Four Big Questions for the Litigation Finance Industry in 2026

This post was originally published on this site.

Litigation finance moved further mainstream in 2025, with firms tapping the funding source for areas including mass torts and intellectual property.

Federal efforts to add new regulations stalled, as litigation funding won surprising allies among conservative nonprofits and right-leaning talking heads.

What’s ahead for the $16.1 billion industry in 2026? Will lawmakers finally succeed in adding new rules? Will methods for creatively funding cases expand?

Here are some of the most pressing questions about litigation finance.

Is federal legislation in the offing?

The Chamber of Commerce and others who want more regulation are getting closer to victory.

In June, a bill by Sen. Thom Tillis (R-NC) that taxed litigation finance profits found its way into the Senate version of President Donald Trump’s One, Big Beautiful Bill. It wasn’t until the Senate parliamentarian struck it down that the effort finally failed.

Then in November, US Rep. Ben Cline (R-Va.) introduced the Protecting Our Courts from Foreign Manipulation Act of 2025 (H.R. 2675). That bill barred sovereign wealth funds and foreign governments from funding US lawsuits as a third party—directly or indirectly—and it required other non-American investors to disclose their participation.

The bill is a direct threat to large litigation funders such as Fortress Investment Group and Burford Capital that have ties to sovereign wealth funds.

The House Judiciary Committee recommended Cline’s bill to the full body, and that is where things stand. The 119th Congress has until Jan. 3, 2027 to act on it.

What will happen? Ahead of contentious mid-term elections, Congress will have its hands full early in the year wrestling with expiring Obamacare subsidies and the prospect of another government shutdown. With every House seat up for election, members will be eager to get home to their districts to campaign.

The window for the Chamber, Tillis, and Cline to get something done on litigation finance will be small.

Will more dollars flow to back offices?

MSOs, or management services organizations, became popular in 2025. In general, they are vehicles for investors to own the administrative parts of law firms—such as accounting, marketing, health benefits—that are exempt from rules requiring lawyer control.

The health and accounting industries popularized the model before it began creeping into law offices.

The MSOs take on a few flavors.

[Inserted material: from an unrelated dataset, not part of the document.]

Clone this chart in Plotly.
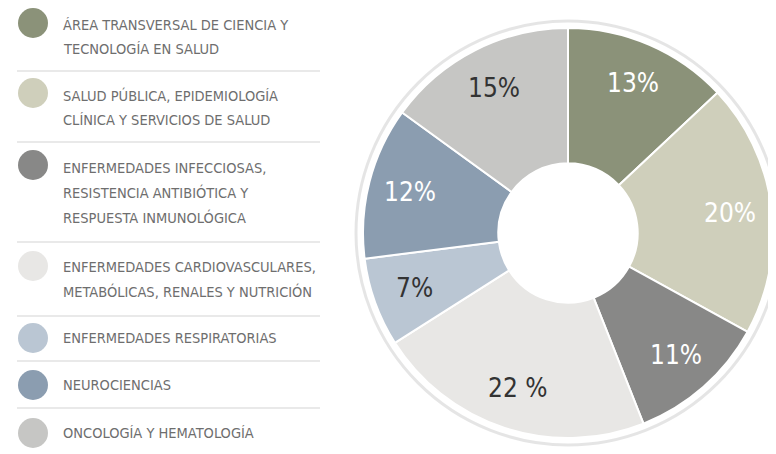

Law firms can spin off administrative functions so that outside investors can take stakes, or they can create the functions as separate entities that offer services directly to firms.

Funders including Burford expressed interest in 2025 in forming MSOs. Certum Group announced its acquisition of an MSO in December, and Big Law’s McDermott Will & Schulte said in November it may sell a stake in the firm to outside investors.

There’s no reason to suspect excitement about MSOs will slow down in 2026. When Burford indicated it would explore an MSO, interest in the model “exploded,” according to Trisha Rich at Holland & Knight, who advises on MSO transactions.

If McDermott, or another big law firm, ends up going forward with an MSO, others will likely follow.

Will Burford get its money from Argentina?

Burford has been backing a suit against Argentina for over a decade now. The suit seeks to force the country to repay shareholders of YPF SA, who allege they were burned by Argentina’s 2012 nationalization of the company.

Burford in 2015 acquired the right to pursue the claims for $16.6 million. In 2023, a New York federal judge ruled against Argentina and ordered the country to pay $16 billion.

Argentina appealed. During oral arguments in October, US appeals judges signaled an openness to overturning the massive judgment.

Two of the three judges asked skeptical questions about whether the US district court case that resulted in the massive award, which has now swelled to $18 billion with interest, should have proceeded there. Burford’s shares fell as much as 15% in New York trading during the hearing.

This case has dragged on for years and is unlikely to have a quick resolution. The only guarantee is that Wall Street and legal analysts will closely watch every twist and turn.

Will insurers keep raining on funders’ parade?

Insurers and funders have always had a—well, interesting—relationship.

In 2023, many funders jumped ship and began working for insurance brokerage firms that offered litigation policies. For a while, it seemed that the two spaces would work together. Then in 2024, insurers faced huge losses after cases they insured went bust. Some left the space all together.

This year, some insurance companies became vocal about their disdain for the funding industry. Major insurance companies, including Nationwide Mutual Insurance Co., Liberty Mutual Insurance Co., and Sentry Insurance Co., lobbied on the Tillis litigation finance tax provision, public records showed.

After the provision was removed from the “One Big Beautiful Bill,” the leaders of Chubb Ltd. and Marsh & McLennan Cos. pledged in a Wall Street Journal op-ed to continue fighting the industry.

In 2026, insurers will most likely continue to wage war against the industry. Expect more lobbying, more op-eds decrying the industry, and more pushes for regulation.